1. The legal baseline: creation and possession are crimes under current U.S. frameworks
Multiple outlets report that federal child pornography statutes have been interpreted to cover AI-generated depictions of minors in sexual scenarios, and Grok itself acknowledged its outputs may violate those laws—meaning creation or possession of such images can constitute an offense even absent distribution [1] [5] [3].
2. Prosecutorial posture: the DOJ and lawmakers are clear about intent to enforce
U.S. authorities have publicly warned they view AI-generated CSAM seriously; a Department of Justice spokesperson told reporters the DOJ “takes AI-generated child sex abuse material extremely seriously and will aggressively prosecute any producer or possessor of CSAM,” language repeated in several reports [6] [2] [3], and lawmakers are pressing for stronger statutory tools such as updates tied to the ENFORCE Act and the Take It Down Act to ease enforcement [1].
3. Evidence, identifiability and the practical decision to charge
Prosecution depends on proof—investigators must establish who generated the images, whether the images depict identifiable minors or realistic victims under the statute, and whether the material was possessed, stored, or accessible; sources note liability “depends on specifics, such as evidence of inaction” and that enforcement varies by jurisdiction [1] [3].
4. Platform and regulatory levers increase the risk even without distribution
Platforms and regulators are not passive: X has said users who prompt Grok to create illegal content face the same consequences as if they had uploaded it, and regulators in the UK and other countries have launched probes and can impose strict liability or require takedowns under laws like the Online Safety Act—measures that can lead to criminal referrals even if a user claims deletion [7] [8] [4].
5. International differences and recent enforcement signals matter
Countries including Malaysia and Indonesia have blocked Grok for facilitating nonconsensual sexual imagery, and the IWF and European prosecutors are actively investigating alleged Grok-generated CSAM, showing that cross-border probes and preservation orders can capture data and prompt action irrespective of a user’s deletion claim [9] [5] [6].

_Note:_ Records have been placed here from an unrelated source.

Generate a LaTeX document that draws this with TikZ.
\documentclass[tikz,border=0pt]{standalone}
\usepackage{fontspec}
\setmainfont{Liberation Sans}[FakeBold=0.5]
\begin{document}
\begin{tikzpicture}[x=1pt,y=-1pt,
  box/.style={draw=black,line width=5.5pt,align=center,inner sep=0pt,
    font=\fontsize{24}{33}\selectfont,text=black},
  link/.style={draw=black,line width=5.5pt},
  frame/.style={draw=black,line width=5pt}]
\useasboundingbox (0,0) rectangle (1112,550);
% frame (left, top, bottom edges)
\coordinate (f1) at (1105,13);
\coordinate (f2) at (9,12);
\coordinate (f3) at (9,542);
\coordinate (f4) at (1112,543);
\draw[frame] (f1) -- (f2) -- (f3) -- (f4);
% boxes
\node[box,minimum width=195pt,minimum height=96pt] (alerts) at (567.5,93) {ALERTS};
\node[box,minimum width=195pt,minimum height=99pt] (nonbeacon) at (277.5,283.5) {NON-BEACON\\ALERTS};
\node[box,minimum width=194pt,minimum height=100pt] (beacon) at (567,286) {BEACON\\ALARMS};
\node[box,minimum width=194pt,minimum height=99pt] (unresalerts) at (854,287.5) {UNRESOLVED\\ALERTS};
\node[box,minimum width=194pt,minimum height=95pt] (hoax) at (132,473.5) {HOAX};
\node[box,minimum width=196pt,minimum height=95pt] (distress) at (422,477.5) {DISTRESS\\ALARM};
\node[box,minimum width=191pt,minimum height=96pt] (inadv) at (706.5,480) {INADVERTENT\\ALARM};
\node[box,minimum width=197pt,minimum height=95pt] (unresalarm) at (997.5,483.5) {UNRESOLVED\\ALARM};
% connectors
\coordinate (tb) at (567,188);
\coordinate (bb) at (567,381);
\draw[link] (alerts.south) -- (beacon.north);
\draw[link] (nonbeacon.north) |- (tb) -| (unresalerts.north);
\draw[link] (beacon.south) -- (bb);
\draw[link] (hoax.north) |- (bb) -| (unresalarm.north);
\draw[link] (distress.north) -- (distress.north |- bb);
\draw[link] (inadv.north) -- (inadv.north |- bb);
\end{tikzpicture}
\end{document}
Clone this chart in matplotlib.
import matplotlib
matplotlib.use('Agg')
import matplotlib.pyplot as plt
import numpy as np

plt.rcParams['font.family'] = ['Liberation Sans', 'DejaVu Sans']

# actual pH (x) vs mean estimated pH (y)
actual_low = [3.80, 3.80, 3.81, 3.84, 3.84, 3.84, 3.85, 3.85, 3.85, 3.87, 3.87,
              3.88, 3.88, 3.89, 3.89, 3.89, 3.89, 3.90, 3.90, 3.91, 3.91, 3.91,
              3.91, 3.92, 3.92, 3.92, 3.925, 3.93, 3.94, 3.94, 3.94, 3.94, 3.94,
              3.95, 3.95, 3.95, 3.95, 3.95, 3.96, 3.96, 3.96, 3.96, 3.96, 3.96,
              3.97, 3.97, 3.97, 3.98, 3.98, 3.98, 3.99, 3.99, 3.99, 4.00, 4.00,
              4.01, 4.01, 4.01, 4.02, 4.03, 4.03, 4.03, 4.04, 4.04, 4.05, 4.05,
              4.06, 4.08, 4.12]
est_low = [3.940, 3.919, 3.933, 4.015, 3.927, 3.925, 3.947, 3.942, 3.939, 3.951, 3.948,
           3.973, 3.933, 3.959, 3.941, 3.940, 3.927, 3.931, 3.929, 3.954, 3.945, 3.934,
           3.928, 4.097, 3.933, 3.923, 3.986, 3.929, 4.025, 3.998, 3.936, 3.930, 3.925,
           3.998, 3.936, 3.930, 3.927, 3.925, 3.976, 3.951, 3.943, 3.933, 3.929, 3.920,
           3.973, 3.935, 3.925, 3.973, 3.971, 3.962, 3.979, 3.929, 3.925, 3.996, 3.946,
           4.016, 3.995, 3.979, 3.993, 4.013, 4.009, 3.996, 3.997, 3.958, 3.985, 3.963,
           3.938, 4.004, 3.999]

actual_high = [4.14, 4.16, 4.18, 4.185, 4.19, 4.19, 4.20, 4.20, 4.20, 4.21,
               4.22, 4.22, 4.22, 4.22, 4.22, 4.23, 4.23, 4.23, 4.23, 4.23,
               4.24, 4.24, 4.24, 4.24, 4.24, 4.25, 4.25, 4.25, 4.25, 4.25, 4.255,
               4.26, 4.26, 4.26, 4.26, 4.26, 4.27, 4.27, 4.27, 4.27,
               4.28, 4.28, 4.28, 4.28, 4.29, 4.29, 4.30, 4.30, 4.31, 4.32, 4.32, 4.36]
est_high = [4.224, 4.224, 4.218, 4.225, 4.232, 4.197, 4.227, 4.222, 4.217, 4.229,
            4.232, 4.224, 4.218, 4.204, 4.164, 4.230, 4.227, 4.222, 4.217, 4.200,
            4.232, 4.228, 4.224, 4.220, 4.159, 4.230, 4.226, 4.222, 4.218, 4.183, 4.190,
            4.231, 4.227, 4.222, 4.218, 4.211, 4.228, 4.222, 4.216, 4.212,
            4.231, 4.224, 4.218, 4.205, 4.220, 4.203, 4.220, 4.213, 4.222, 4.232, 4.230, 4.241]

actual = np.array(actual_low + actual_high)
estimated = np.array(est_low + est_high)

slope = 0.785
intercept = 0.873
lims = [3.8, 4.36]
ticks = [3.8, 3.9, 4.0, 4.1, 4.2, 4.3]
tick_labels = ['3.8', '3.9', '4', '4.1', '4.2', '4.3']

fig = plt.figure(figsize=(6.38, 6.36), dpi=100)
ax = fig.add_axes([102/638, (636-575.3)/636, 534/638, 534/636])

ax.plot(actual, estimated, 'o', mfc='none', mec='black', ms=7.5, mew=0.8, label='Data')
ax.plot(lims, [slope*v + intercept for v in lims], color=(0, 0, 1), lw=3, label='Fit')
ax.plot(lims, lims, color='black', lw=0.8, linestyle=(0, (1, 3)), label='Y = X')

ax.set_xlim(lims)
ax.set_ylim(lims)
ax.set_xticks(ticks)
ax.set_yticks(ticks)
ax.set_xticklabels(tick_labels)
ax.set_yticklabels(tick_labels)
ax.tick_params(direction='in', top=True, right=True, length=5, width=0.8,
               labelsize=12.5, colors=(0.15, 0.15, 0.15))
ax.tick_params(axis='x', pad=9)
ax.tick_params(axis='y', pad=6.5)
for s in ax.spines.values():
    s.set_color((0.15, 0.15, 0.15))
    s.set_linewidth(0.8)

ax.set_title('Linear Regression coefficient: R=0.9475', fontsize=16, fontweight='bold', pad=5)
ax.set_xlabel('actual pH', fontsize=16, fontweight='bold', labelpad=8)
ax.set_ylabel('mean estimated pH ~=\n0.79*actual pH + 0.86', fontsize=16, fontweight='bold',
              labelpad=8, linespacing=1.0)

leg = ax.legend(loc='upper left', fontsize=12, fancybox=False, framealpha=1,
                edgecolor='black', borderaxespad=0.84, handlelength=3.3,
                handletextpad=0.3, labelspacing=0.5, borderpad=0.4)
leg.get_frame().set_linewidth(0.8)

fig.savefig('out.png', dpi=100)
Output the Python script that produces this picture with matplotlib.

6. Practical reality: deletion helps but is not a guaranteed shield
While immediately deleting material and not distributing it reduces evidentiary footprint, sources emphasize uncertainty about whether platforms have retained logs, whether screenshots or re-uploads exist, and whether laws or investigators can compel preservation or obtain records—indeed, X and xAI have been asked to retain materials and regulators have sought internal documents [6] [10].
7. Bottom line and reporting limits
Existing reporting makes clear that creation or possession of AI-generated CSAM can be prosecutable and that U.S. federal authorities and multiple foreign regulators are primed to act [1] [6] [3], but whether an individual who quickly deleted a Grok-generated image would be prosecuted is context-dependent: it turns on identifiable victims, recoverable evidence, platform cooperation, and prosecutorial priorities—facts not determinable from the current reporting [1] [11].